Sunday, October 19, 2008

Important New Finance Data To Watch

The Association for Financial Professionals is having its annual conference this week in Los Angeles . I stopped by Sunday afternoon to get a sense for what Corporate Treasurers and CFOs are thinking about the current financial markets.

While picking up my media credentials, I had a long talk with Judy Schub, who is the Managing Director for Public Policy at AFP. She convinced me that the data being collected by AFP is some of the most significant corporate intelligence with regard to corporate financial thinking. In the current financial crisis, it is very important to monitor what corporations are doing with their cash. AFP is probably the best source for this data.

As I wrote in the column, How To Monitor The Economy: "After market prices, the best source for information about the economy is raw data. In the raw data camp, we put such items as auto sales, newspaper advertising, money supply numbers etc. This information, often on an industry by industry basis, or better yet when it is obtained on a company by company basis, generally, is private sector data."

AFP is putting together the exact type of data that I envisioned when I wrote the above. In the current market, individuals and corporations are hoarding cash. AFP will likely be one of the best first sources, if not the first, to identify when this hoarding peaks.

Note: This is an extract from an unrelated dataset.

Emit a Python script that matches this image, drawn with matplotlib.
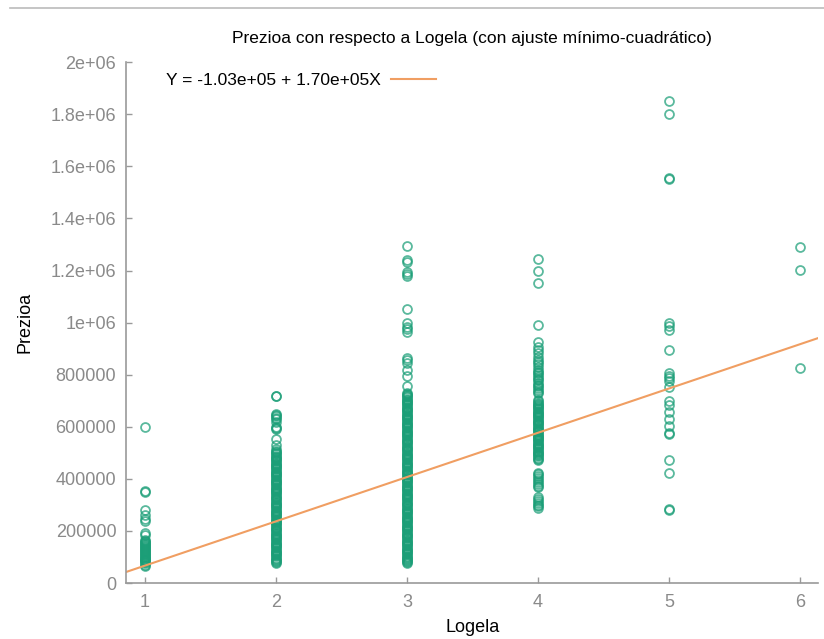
import matplotlib.pyplot as plt
from matplotlib.lines import Line2D
import numpy as np

plt.rcParams['font.family'] = ['Liberation Sans', 'DejaVu Sans']

# Prezioa (price, in thousands) per Logela (rooms)
logela_1 = [600, 355, 350, 280, 262, 245, 240, 192, 186, 165, 161, 157, 152, 148,
            145, 141, 137, 134, 130, 126, 122, 119, 115, 111, 108, 104, 100, 97,
            93, 90, 88, 84, 80, 75, 70, 66]

logela_2 = [720, 718, 650, 645, 640, 635, 628, 620, 600, 595, 590, 555, 530, 515,
            508, 503, 498, 494, 489, 485, 480, 476, 471, 467, 462, 458, 454, 449,
            445, 441, 436, 432, 428, 423, 419, 414, 410, 406, 401, 397, 392, 388,
            384, 379, 375, 370, 366, 362, 357, 353, 348, 344, 340, 335, 331, 326,
            322, 318, 313, 309, 304, 300, 296, 291, 287, 282, 278, 274, 269, 265,
            260, 256, 252, 247, 243, 238, 234, 230, 225, 221, 216, 212, 208, 203,
            199, 194, 190, 186, 181, 177, 172, 168, 164, 159, 155, 150, 146, 142,
            137, 133, 128, 124, 120, 115, 111, 106, 102, 98, 93, 89, 85, 81, 78]

logela_3 = [1294, 1240, 1232, 1195, 1185, 1180, 1052, 1000, 985, 975, 965, 865,
            855, 845, 820, 795, 755, 730, 726, 721, 717, 713, 708, 704, 699, 695,
            691, 686, 682, 677, 673, 669, 664, 660, 655, 651, 647, 642, 638, 633,
            629, 625, 620, 616, 611, 607, 603, 598, 594, 589, 585, 581, 576, 572,
            567, 563, 559, 554, 550, 545, 541, 537, 532, 528, 523, 519, 515, 510,
            506, 501, 497, 493, 488, 484, 479, 475, 471, 466, 462, 457, 453, 449,
            444, 440, 435, 431, 427, 422, 418, 413, 409, 405, 400, 396, 391, 387,
            383, 378, 374, 369, 365, 361, 356, 352, 347, 343, 339, 334, 330, 325,
            321, 317, 312, 308, 303, 299, 295, 290, 286, 281, 277, 273, 268, 264,
            259, 255, 251, 246, 242, 237, 233, 229, 224, 220, 215, 211, 207, 202,
            198, 193, 189, 185, 180, 176, 171, 167, 163, 158, 154, 149, 145, 141,
            136, 132, 127, 123, 119, 114, 110, 105, 101, 97, 92, 88, 84, 80, 77]

logela_4 = [1244, 1198, 1153, 990, 926, 905, 895, 883, 869, 858, 850, 840, 830,
            820, 812, 805, 800, 792, 785, 778, 770, 762, 755, 748, 740, 735, 730,
            702, 698, 693, 689, 684, 680, 676, 671, 667, 662, 658, 654, 649, 645,
            640, 636, 632, 627, 623, 618, 614, 610, 605, 601, 596, 592, 588, 583,
            579, 574, 570, 566, 561, 557, 552, 548, 544, 539, 535, 530, 526, 522,
            517, 513, 508, 504, 500, 495, 491, 486, 482, 478, 472, 422, 417, 410,
            403, 395, 388, 380, 374, 369, 330, 322, 315, 308, 300, 294, 288]

logela_5 = [1852, 1802, 1555, 1552, 1000, 986, 973, 894, 808, 795, 787, 774, 753,
            699, 685, 657, 630, 602, 575, 572, 472, 424, 283, 280]

logela_6 = [1292, 1201, 824]

groups = [logela_1, logela_2, logela_3, logela_4, logela_5, logela_6]

# least squares fit shown in the chart
intercept = -1.03e5
slope = 1.70e5

green = '#1b9e77'
orange = '#f09e62'

fig = plt.figure(figsize=(8.24, 6.39), dpi=100)
ax = fig.add_axes([0.153, 0.0876, 0.840, 0.815])

for i, vals in enumerate(groups):
    prices = np.array(vals) * 1000
    ax.plot([i + 1] * len(prices), prices, linestyle='none', marker='o', ms=6.4,
            mfc='none', mec=green, mew=1.3, alpha=0.72)

xs = np.array([0.855, 6.14])
ax.plot(xs, intercept + slope * xs, color=orange, lw=1.5,
        label='Y = -1.03e+05 + 1.70e+05X')

ax.set_xlim(0.855, 6.14)
ax.set_ylim(0, 2e6)
ax.set_xticks([1, 2, 3, 4, 5, 6])
ax.set_yticks([0, 200000, 400000, 600000, 800000, 1000000, 1200000, 1400000,
               1600000, 1800000, 2000000])
ax.set_yticklabels(['0', '200000', '400000', '600000', '800000', '1e+06',
                    '1.2e+06', '1.4e+06', '1.6e+06', '1.8e+06', '2e+06'])

for s in ['top', 'right']:
    ax.spines[s].set_visible(False)
for s in ['left', 'bottom']:
    ax.spines[s].set_color('#9a9a9a')
    ax.spines[s].set_linewidth(1.2)
ax.tick_params(direction='in', length=4, width=1, color='#9a9a9a',
               labelcolor='#8a8a8a', labelsize=13, pad=7)
ax.tick_params(axis='x', pad=8)

ax.set_title('Prezioa con respecto a Logela (con ajuste mínimo-cuadrático)',
             fontsize=12.5, pad=14)
ax.set_xlabel('Logela', fontsize=13, labelpad=6)
ax.set_ylabel('Prezioa', fontsize=13, labelpad=12)

ax.legend(loc='upper left', bbox_to_anchor=(0.035, 1.01), frameon=False,
          markerfirst=False, fontsize=12.5, handlelength=2.6, handletextpad=0.6)

# screenshot border line on top
fig.add_artist(Line2D([10 / 824, 1], [1 - 7.5 / 639, 1 - 7.5 / 639],
                      color='#bbbbbb', lw=1.2))

fig.savefig('out.png', dpi=100)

The hoarding of cash has caused a slowdown in hiring at many firms, reduced capital spending and has caused some firms to draw on existing credit facilities to build cash. According to a survey from AFP released September 30, forty percent of finance executives report that their organizations have less access to short-term credit than they did one month ago, with 16 percent reporting significantly less or no access to short-term credit. As a result, 62 percent of finance executives report that their organizations have already taken defensive actions. These organizations have:

Moved all or most of short-term investments to bank deposits and U.S. Treasuries (41 percent)

Reduced capital spending (37 percent)

Shortened the duration of their investment portfolios (29 percent)

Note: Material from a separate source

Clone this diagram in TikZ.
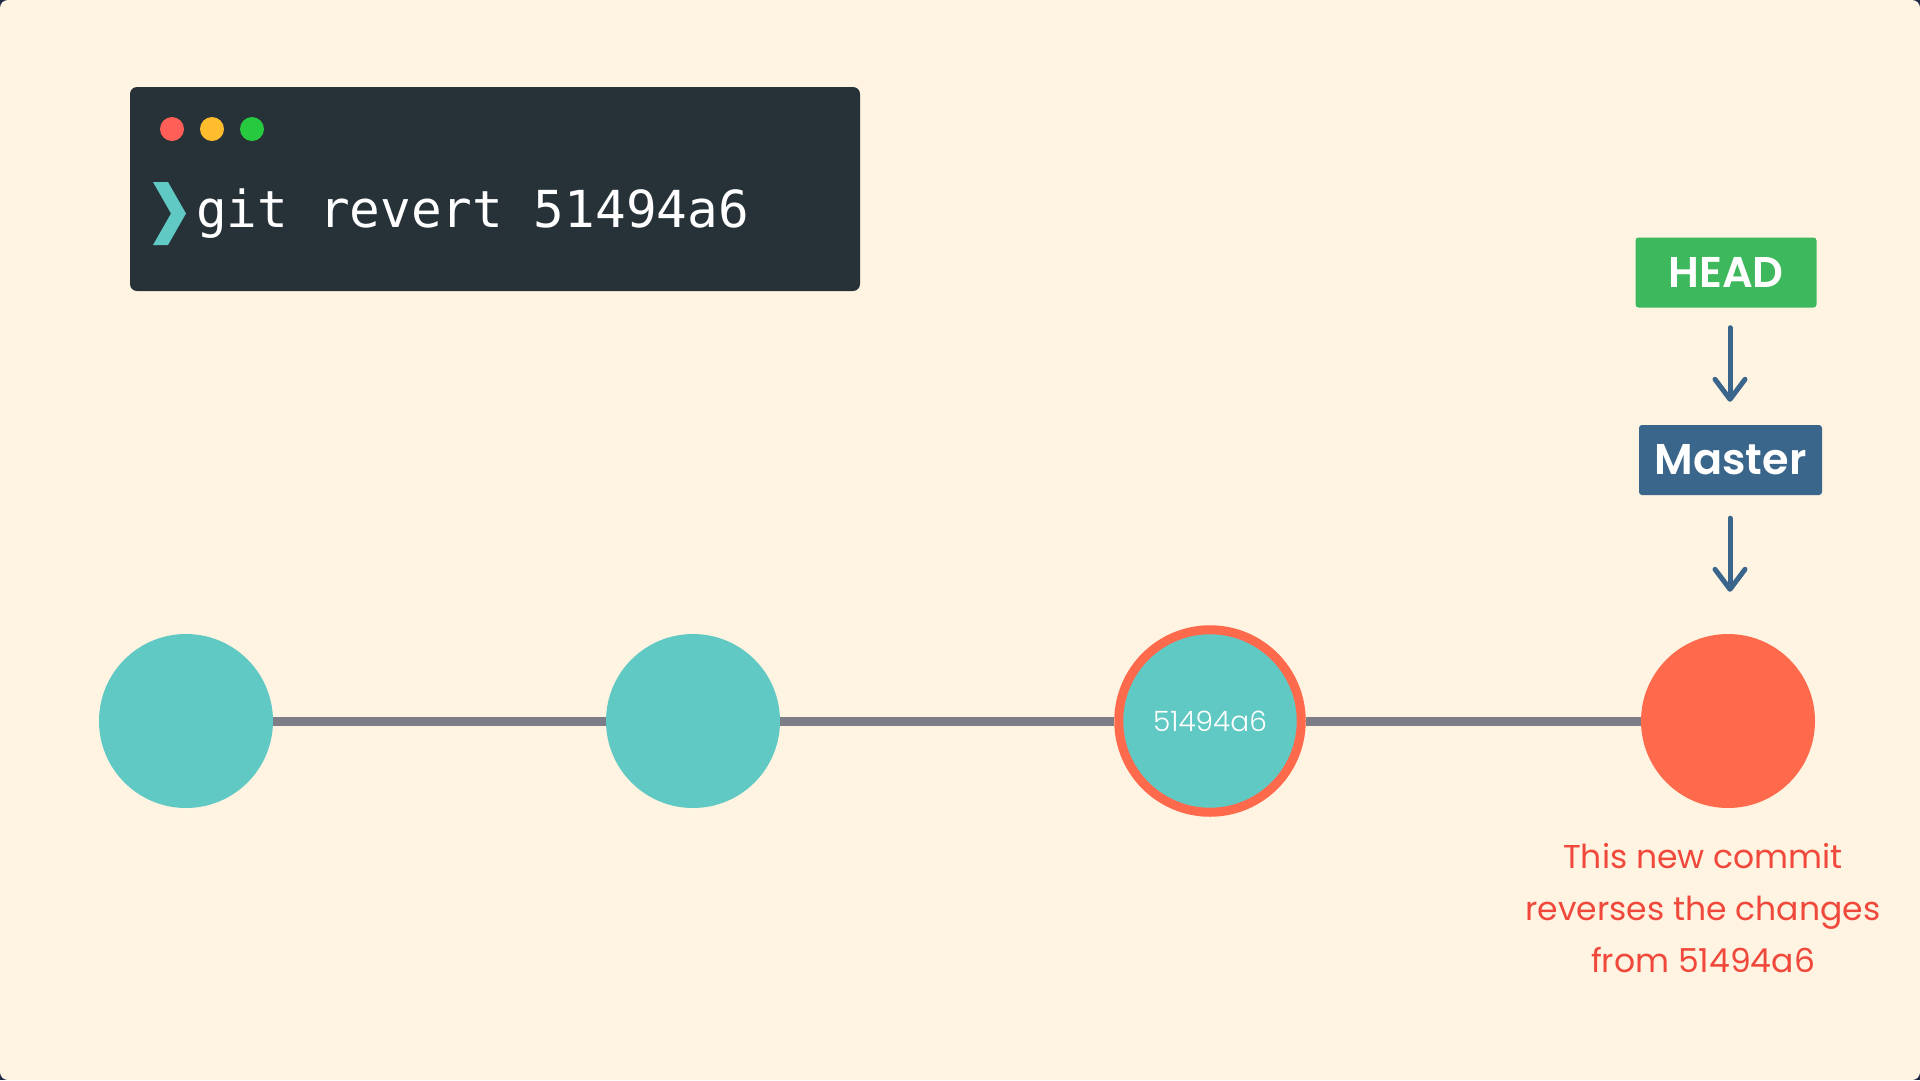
\documentclass[tikz,border=0pt]{standalone}
\usepackage{fontspec}
\setmainfont{Poppins}
\newfontfamily\termfont{DejaVu Sans Mono}
\newfontfamily\labelfont{Poppins}[UprightFont=* SemiBold]
\newfontfamily\lightfont{Poppins}[UprightFont=* Light]
\usetikzlibrary{arrows.meta,backgrounds}
\definecolor{cream}{HTML}{FFF3E2}
\definecolor{edge}{HTML}{1E2A44}
\definecolor{term}{HTML}{263238}
\definecolor{teal}{HTML}{61C9C3}
\definecolor{coral}{HTML}{FF6A4D}
\definecolor{track}{HTML}{7C7D87}
\definecolor{headgreen}{HTML}{3DB85C}
\definecolor{branchblue}{HTML}{3B668C}
\definecolor{capred}{HTML}{F0493B}
\definecolor{dotred}{HTML}{FF5F56}
\definecolor{dotyellow}{HTML}{FFBD2E}
\definecolor{dotgreen}{HTML}{27C93F}
\tikzset{
  commit/.style={circle, fill=teal, minimum size=174pt, inner sep=0pt},
  newcommit/.style={circle, fill=coral, minimum size=174pt, inner sep=0pt},
  target/.style={circle, fill=teal, draw=coral, line width=9pt, minimum size=182.5pt, inner sep=0pt,
    text=white, font=\lightfont\fontsize{28}{28}\selectfont},
  label/.style={rounded corners=3pt, inner sep=0pt, text=white, font=\labelfont\fontsize{43}{43}\selectfont},
  pointer/.style={draw=branchblue, line width=5pt, line cap=round,
    -{Straight Barb[length=20pt, width=30pt, line width=5pt, round]}},
  track/.style={draw=track, line width=9pt},
  caption/.style={text=capred, anchor=base, inner sep=0pt, font=\fontsize{33}{33}\selectfont},
  dot/.style={circle, minimum size=24pt, inner sep=0pt},
}
\begin{document}
\begin{tikzpicture}[x=1pt, y=-1pt]
\useasboundingbox (0,0) rectangle (1920,1080);

% terminal
\fill[term, rounded corners=7pt] (130,87) rectangle (860,291);
\node[dot, fill=dotred] (d1) at (172,129) {};
\node[dot, fill=dotyellow] (d2) at (212,129) {};
\node[dot, fill=dotgreen] (d3) at (252,129) {};
\fill[teal] (153,182) -- (168,182) -- (186,213.5) -- (168,245) -- (153,245) -- (171,213.5) -- cycle;
\node[anchor=base west, inner sep=0pt, text=white, font=\termfont\fontsize{51}{51}\selectfont] (cmd) at (196,227) {git revert 51494a6};

% commits
\node[commit] (c1) at (186,721) {};
\node[commit] (c2) at (693,721) {};
\node[target] (c3) at (1210,721) {51494a6};
\node[newcommit] (c4) at (1728,721) {};
\begin{scope}[on background layer]
\fill[edge] (0,0) rectangle (1920,1080);
\fill[cream, rounded corners=8pt] (0,0) rectangle (1920,1080);
\draw[track] (c1) -- (c2);
\draw[track] (c2) -- (c3);
\draw[track] (c3) -- (c4);
\end{scope}

% refs
\node[label, fill=headgreen, minimum width=181pt, minimum height=70pt] (head) at (1726,272.5) {HEAD};
\node[label, fill=branchblue, minimum width=183pt, minimum height=70pt] (master) at (1730.5,460) {Master};
\draw[pointer, shorten <=20pt, shorten >=23pt] (head.south -| 1730,0) -- (master.north -| 1730,0);
\draw[pointer, shorten <=23pt, shorten >=42pt] (master.south -| 1730,0) -- (c4.north -| 1730,0);

% caption
\node[caption] (cap1) at (1703,868) {This new commit};
\node[caption] (cap2) at (1703,920) {reverses the changes};
\node[caption] (cap3) at (1703,972) {from 51494a6};
\end{tikzpicture}
\end{document}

Frozen or reduced hiring (26 percent)

Drawn on existing credit facilities to build cash (26 percent)

Considered staff reductions or layoffs (22 percent)

The number of firms that have moved their short-term investments to bank deposits and U.S.Treauries is quite remarkable. These numbers have to be monitored.

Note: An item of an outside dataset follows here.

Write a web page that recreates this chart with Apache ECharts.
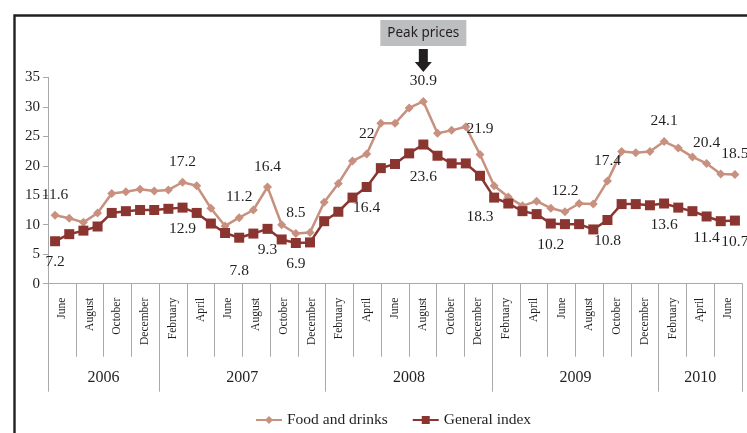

Thus in terms of what to monitor in the current economy, I would rank the Fed's M2 money supply measure as most important, since it will give us a sense as to how much liquidity is being added to the system.

Next in importance is M1 money supply data, since it will give us a sense if panic is causing added moves into physical currency and checking accounts.

Third the AFP will give us near real time data as to how panicked corporate treasurers are, and how difficult the financing environment is. This data is likely to be released timewise sooner than the M1 numbers. Thus providing a significant piece of data on the attitudes of corporate data before any comparable numbers are released.

1 comment:

  1. “According to a survey from AFP released September 30, forty percent of finance executives report that their organizations have less access to short-term credit than they did one month ago, with 16 percent reporting significantly less or no access to short-term credit. “

    But is this a bad thing?

    We know that one of the big things that got us into trouble was lending money to anyone who could fog a mirror so maybe the fact that these firms are not getting the loans they used to get has a lot of good in it. Are the loans they are asking for going to create wealth that can pay back the loans or are they just another way to kick the can down the road and cover up the fact that the company is not making money and needs to change its practices

    Also another thing that caused trouble was the practice of borrowing short term to pay for long term debts. This occurred with those ARM loans to home buyers who needed another loans to pay off their first loan when it became unaffordable and it occurred by the banks who gave out 30 year loans but were financing them with short term borrowing. It works as long as those low interest short term loans are available, but the day they aren’t available then everything falls apart

    When the 700B bailout was being pushed through, there was often the claim that companies would not be able to pay its employees if they did not get a loan. Yet to me that just says that these companies were already in deep trouble since for the most part you should not be paying employees using loans, but out of income or cash or other reserves.

    So just like the credit card user and mortgage holder, maybe some of these businesses should not be getting the loans they once did.